Signs of Gonorrhea Sexually Transmitted Disease (STD)

  1. Labia may be swollen and look inflamed.
  2. The vaginal discharge is mucopurulent.
  3. The external urethral meatus and the openings of the Bartholin's ducts look congested. On squeezing the urethra and giving pressure on the Bartholin's glands, purulent exudate escapes out through the openings. Bartholin's gland may be palpably enlarged, tender with fluctuation, suggestive of formation of abscess.
  4. Speculum examination reveals congested ectocervix with increased mucopurulent cervical secretions escaping out through the external os.

Distant or Metastatic

There may be features of perihepatitis and septicemia. Perihepatitis results from spread of infection to the liver capsule. There is formation of adhesions with the abdominal wall. This is not infrequently (5-10%) associated with acute PID.

Septicemia is characterized by low-grade fever, polyarthralgia, tenosynovitis, septic arthritis, perihepatitis, meningitis, endocarditis, and skin rash.

Complications of Gonorrhea Sexually Transmitted Disease (STD)

Acute pelvic inflammation leads to chronic pelvic inflammatory disease unless adequately treated. Infertility, ectopic pregnancy (due to tubal damage), dyspareunia, chronic pelvic pain, tubo-ovarian mass, and Bartholin's gland abscess are commonly seen.

Diagnosis of  Gonorrhea Sexually Transmitted Disease (STD)

Nucleic acid amplication testing (NAAT) of urine or endocervical discharge is done. First void morning urine sample (preferred) or at least one hour since the last void sample should be tested. NAAT is very sensitive and specific (95%).

In the acute phase, secretions from the urethra, Bartholin's gland, and endocervix are collected for Gram stain and culture.

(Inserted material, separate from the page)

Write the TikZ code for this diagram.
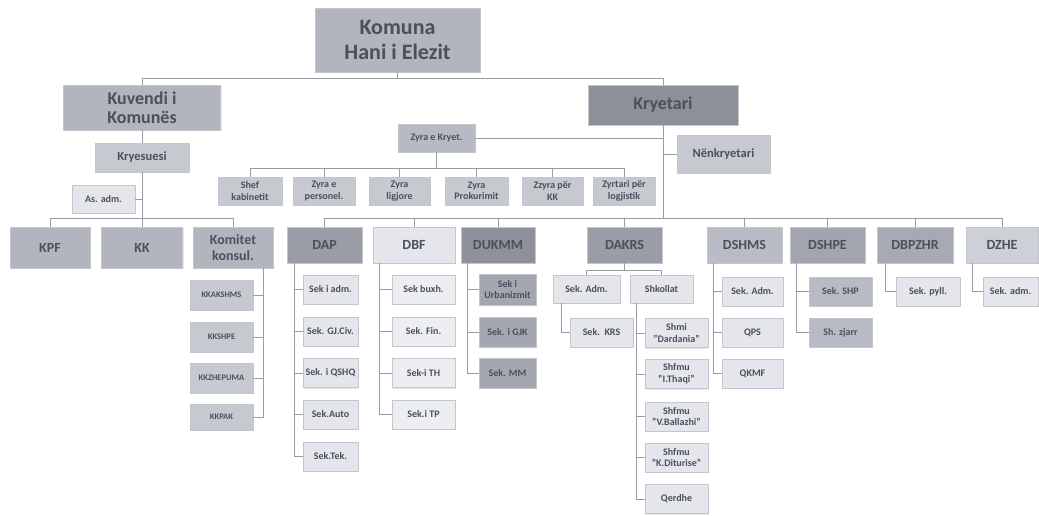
\documentclass[tikz,border=0pt]{standalone}
\usepackage{fontspec}
\setmainfont{Carlito}
\usetikzlibrary{calc,shadows}
\definecolor{txt}{HTML}{4B505C}
\definecolor{linec}{HTML}{9A9CA4}
\definecolor{bordc}{HTML}{C4C6CD}
\definecolor{cTop}{HTML}{B2B5BE}
\definecolor{cKry}{HTML}{8D9099}
\definecolor{cMid}{HTML}{C6C9D0}
\definecolor{cLt}{HTML}{E4E6EB}
\definecolor{cZy}{HTML}{B7BAC2}
\definecolor{cDk}{HTML}{9A9DA6}
\definecolor{cDkr}{HTML}{8E9199}
\definecolor{cUk}{HTML}{A4A7B0}
\definecolor{cVlt}{HTML}{ECEEF2}
\definecolor{cSh}{HTML}{B9BCC4}
\definecolor{cPe}{HTML}{A2A5AE}
\definecolor{cPeC}{HTML}{B8BBC3}
\definecolor{cBp}{HTML}{A7AAB3}
\definecolor{cZh}{HTML}{CDD0D7}
\begin{document}
\begin{tikzpicture}[x=1pt,y=-1pt,
  box/.style={rectangle, inner sep=1pt, align=center, text=txt, draw=bordc, line width=0.5pt,
    drop shadow={shadow xshift=1.2pt, shadow yshift=-1.2pt, fill=black!18}},
  sz/.style 2 args={minimum width=#1pt, minimum height=#2pt},
  fA/.style={font=\bfseries\fontsize{22}{25}\selectfont},
  fB/.style={font=\bfseries\fontsize{18}{19.5}\selectfont},
  fC/.style={font=\bfseries\fontsize{14}{15.5}\selectfont},
  fD/.style={font=\bfseries\fontsize{12.5}{13.5}\selectfont},
  fE/.style={font=\bfseries\fontsize{10}{11.5}\selectfont},
  fF/.style={font=\bfseries\fontsize{8.5}{10}\selectfont},
  ln/.style={draw=linec, line width=0.8pt}]
\useasboundingbox (0,0) rectangle (1039,515);
\fill[white] (0,0) rectangle (1039,515);

\coordinate (topbus) at (0,78);
\coordinate (leftbus) at (0,218);
\coordinate (mainbus) at (0,218);
\coordinate (zbus) at (0,168);
\coordinate (dbus) at (0,270);

% top level
\node[box, fill=cTop, sz={165}{64}, fA] (komuna) at (397.5,40) {Komuna\\Hani i Elezit};
\node[box, fill=cTop, sz={157}{45}, fB] (kuvendi) at (142,107.5) {Kuvendi i\\Komunës};
\node[box, fill=cMid, sz={94}{29}, fD] (kryesuesi) at (142,157.5) {Kryesuesi};
\node[box, fill=cLt, sz={63}{28}, fE] (asadm) at (103.5,199) {As. adm.};
\node[box, fill=cKry, sz={150}{40}, fB] (kryetari) at (663,105) {Kryetari};
\node[box, fill=cMid, sz={93}{38}, fD] (nenk) at (723.5,154) {Nënkryetari};
\node[box, fill=cZy, sz={77}{28}, fE] (zyrak) at (436.5,138) {Zyra e Kryet.};

\node[box, fill=cMid, sz={64}{28}, fE] (shef) at (250,191) {Shef\\kabinetit};
\node[box, fill=cMid, sz={62}{28}, fE] (zpers) at (324,191) {Zyra e\\personel.};
\node[box, fill=cMid, sz={61}{28}, fE] (zlig) at (399.5,191) {Zyra\\ligjore};
\node[box, fill=cMid, sz={63}{28}, fE] (zprok) at (476.5,191) {Zyra\\Prokurimit};
\node[box, fill=cMid, sz={61}{28}, fE] (zkk) at (552.5,191) {Zzyra për\\KK};
\node[box, fill=cMid, sz={62}{28}, fE] (zlog) at (624,191) {Zyrtari për\\logjistik};

% left group
\node[box, fill=cTop, sz={80}{41}, fC] (kpf) at (50,247.5) {KPF};
\node[box, fill=cTop, sz={81}{41}, fC] (kk) at (142,247.5) {KK};
\node[box, fill=cTop, sz={80}{41}, fC] (komitet) at (233,247.5) {Komitet\\konsul.};
\node[box, fill=cMid, sz={63}{30}, fF] (kk1) at (221.5,295) {KKAKSHMS};
\node[box, fill=cMid, sz={63}{30}, fF] (kk2) at (221.5,337) {KKSHPE};
\node[box, fill=cMid, sz={63}{30}, fF] (kk3) at (221.5,378) {KKZHEPUMA};
\node[box, fill=cMid, sz={63}{26}, fF] (kk4) at (221.5,417) {KKPAK};

% departments
\node[box, fill=cDk, sz={75}{36}, fC] (dap) at (324.5,245) {DAP};
\node[box, fill=cLt, sz={82}{36}, fC] (dbf) at (414,245) {DBF};
\node[box, fill=cDkr, sz={74}{36}, fC] (dukmm) at (498,245) {DUKMM};
\node[box, fill=cDk, sz={75}{36}, fC] (dakrs) at (624.5,245) {DAKRS};
\node[box, fill=cSh, sz={75}{36}, fC] (dshms) at (744.5,245) {DSHMS};
\node[box, fill=cPe, sz={75}{36}, fC] (dshpe) at (827.5,245) {DSHPE};
\node[box, fill=cBp, sz={76}{36}, fC] (dbpzhr) at (915,245) {DBPZHR};
\node[box, fill=cZh, sz={72}{36}, fC] (dzhe) at (1002,245) {DZHE};

% DAP children
\node[box, fill=cLt, sz={55}{29}, fE] (dap1) at (330.5,289.5) {Sek i adm.};
\node[box, fill=cLt, sz={55}{29}, fE] (dap2) at (330.5,331.5) {Sek. GJ.Civ.};
\node[box, fill=cLt, sz={55}{29}, fE] (dap3) at (330.5,373) {Sek. i QSHQ};
\node[box, fill=cLt, sz={55}{29}, fE] (dap4) at (330.5,414.5) {Sek.Auto};
\node[box, fill=cLt, sz={55}{29}, fE] (dap5) at (330.5,456.5) {Sek.Tek.};
% DBF children
\node[box, fill=cVlt, sz={63}{29}, fE] (dbf1) at (423.5,289.5) {Sek buxh.};
\node[box, fill=cVlt, sz={63}{29}, fE] (dbf2) at (423.5,331.5) {Sek. Fin.};
\node[box, fill=cVlt, sz={63}{29}, fE] (dbf3) at (423.5,373) {Sek-i TH};
\node[box, fill=cVlt, sz={63}{29}, fE] (dbf4) at (423.5,414.5) {Sek.i TP};
% DUKMM children
\node[box, fill=cUk, sz={57}{31}, fE] (uk1) at (507.5,289.5) {Sek i\\Urbanizmit};
\node[box, fill=cUk, sz={57}{30}, fE] (uk2) at (507.5,332) {Sek. i GJK};
\node[box, fill=cUk, sz={57}{30}, fE] (uk3) at (507.5,373) {Sek. MM};
% DAKRS children
\node[box, fill=cLt, sz={67}{28}, fE] (dkadm) at (586.5,289) {Sek. Adm.};
\node[box, fill=cLt, sz={63}{28}, fE] (shk) at (661.5,289) {Shkollat};
\node[box, fill=cLt, sz={63}{29}, fE] (krs) at (601.5,332.5) {Sek.\ \ KRS};
\node[box, fill=cLt, sz={63}{29}, fE] (sh1) at (676.5,333) {Shmi\\"Dardania"};
\node[box, fill=cLt, sz={63}{29}, fE] (sh2) at (676.5,374) {Shfmu\\"I.Thaqi"};
\node[box, fill=cLt, sz={63}{29}, fE] (sh3) at (676.5,416.5) {Shfmu\\"V.Ballazhi"};
\node[box, fill=cLt, sz={63}{29}, fE] (sh4) at (676.5,457.5) {Shfmu\\"K.Diturise"};
\node[box, fill=cLt, sz={63}{29}, fE] (sh5) at (676.5,499) {Qerdhe};
% DSHMS children
\node[box, fill=cLt, sz={61}{29}, fE] (ms1) at (752.5,291.5) {Sek. Adm.};
\node[box, fill=cLt, sz={61}{29}, fE] (ms2) at (752.5,332.5) {QPS};
\node[box, fill=cLt, sz={61}{29}, fE] (ms3) at (752.5,373.5) {QKMF};
% DSHPE children
\node[box, fill=cPeC, sz={63}{29}, fE] (pe1) at (840.5,291.5) {Sek. SHP};
\node[box, fill=cPeC, sz={63}{29}, fE] (pe2) at (840.5,332.5) {Sh. zjarr};
% DBPZHR, DZHE children
\node[box, fill=cLt, sz={64}{29}, fE] (bp1) at (928,291.5) {Sek. pyll.};
\node[box, fill=cLt, sz={55}{29}, fE] (zh1) at (1010.5,291.5) {Sek. adm.};

% connectors: top
\draw[ln] (komuna.south) -- (komuna.south |- topbus);
\draw[ln] (kuvendi.north) -- (kuvendi.north |- topbus) -| (kryetari.north);
\draw[ln] (kuvendi.south) -- (kryesuesi.north);
\draw[ln] (kryesuesi.south) -- (kryesuesi.south |- leftbus);
\draw[ln] (asadm.east) -- (asadm.east -| kryesuesi.south);
\draw[ln] (kpf.north) -- (kpf.north |- leftbus) -| (komitet.north);
\draw[ln] (kk.north) -- (kk.north |- leftbus);
\draw[ln] (kryetari.south) -- (kryetari.south |- mainbus);
\draw[ln] (nenk.west) -- (nenk.west -| kryetari.south);
\draw[ln] (zyrak.east) -- (zyrak.east -| kryetari.south);
\draw[ln] (zyrak.south) -- (zyrak.south |- zbus);
\draw[ln] (shef.north) -- (shef.north |- zbus) -| (zlog.north);
\foreach \n in {zpers,zlig,zprok,zkk} \draw[ln] (\n.north) -- (\n.north |- zbus);

% main bus
\draw[ln] (dap.north) -- (dap.north |- mainbus) -| (dzhe.north);
\foreach \n in {dbf,dukmm,dakrs,dshms,dshpe,dbpzhr} \draw[ln] (\n.north) -- (\n.north |- mainbus);

% komitet children
\foreach \n in {kk1,kk2,kk3,kk4} \draw[ln] ([xshift=-10pt]komitet.south east) |- (\n.east);
% department children
\foreach \n in {dap1,dap2,dap3,dap4,dap5} \draw[ln] ([xshift=8pt]dap.south west) |- (\n.west);
\foreach \n in {dbf1,dbf2,dbf3,dbf4} \draw[ln] ([xshift=7pt]dbf.south west) |- (\n.west);
\foreach \n in {uk1,uk2,uk3} \draw[ln] ([xshift=7pt]dukmm.south west) |- (\n.west);
\draw[ln] (dakrs.south) -- (dakrs.south |- dbus);
\draw[ln] (dkadm.north) -- (dkadm.north |- dbus) -| (shk.north);
\draw[ln] ([xshift=9pt]dkadm.south west) |- (krs.west);
\foreach \n in {sh1,sh2,sh3,sh4,sh5} \draw[ln] ([xshift=7pt]shk.south west) |- (\n.west);
\foreach \n in {ms1,ms2,ms3} \draw[ln] ([xshift=7pt]dshms.south west) |- (\n.west);
\foreach \n in {pe1,pe2} \draw[ln] ([xshift=7pt]dshpe.south west) |- (\n.west);
\draw[ln] ([xshift=9pt]dbpzhr.south west) |- (bp1.west);
\draw[ln] ([xshift=7pt]dzhe.south west) |- (zh1.west);
\end{tikzpicture}
\end{document}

A presumptive diagnosis is made following detection of Gram-negative intracellular diplococci on staining. Culture of the discharge in Thayer-Martin medium further confirms the diagnosis. Drug sensitivity test is also to be performed.

Treatment of  Gonorrhea Sexually Transmitted Disease (STD)

  1. Adequate therapy for gonococcal infection and meticulous follow up are to be done till the patient is declared cured.
  2. To treat adequately the male Sexual partner simultaneously.
  3. To avoid multiple sex partners.
  4. To use condom till both the sexual partners are free from disease.
Curative: The specific treatment for gonorrhea is single-dose regimen of any one of the following drugs
  1. Ceftriaxone 125 mg IM
  2. Ciprofloxacin- 500 mg PO
  3. Ofloxacin- 400 mg PO
  4. Cefixime- 400 mg PO
  5. Levofloxacin- 250 mg PO
It should be borne in mind that the patient with gonorrhea must be suspected of having syphilis or chlamydial infection. As such, treatment should cover all the three.

Follow Up

Cultures should be made 7 days after the therapy. Repeat cultures are made at monthly intervals following menses for three months. If the reports are persistently negative, the patient is declared cured.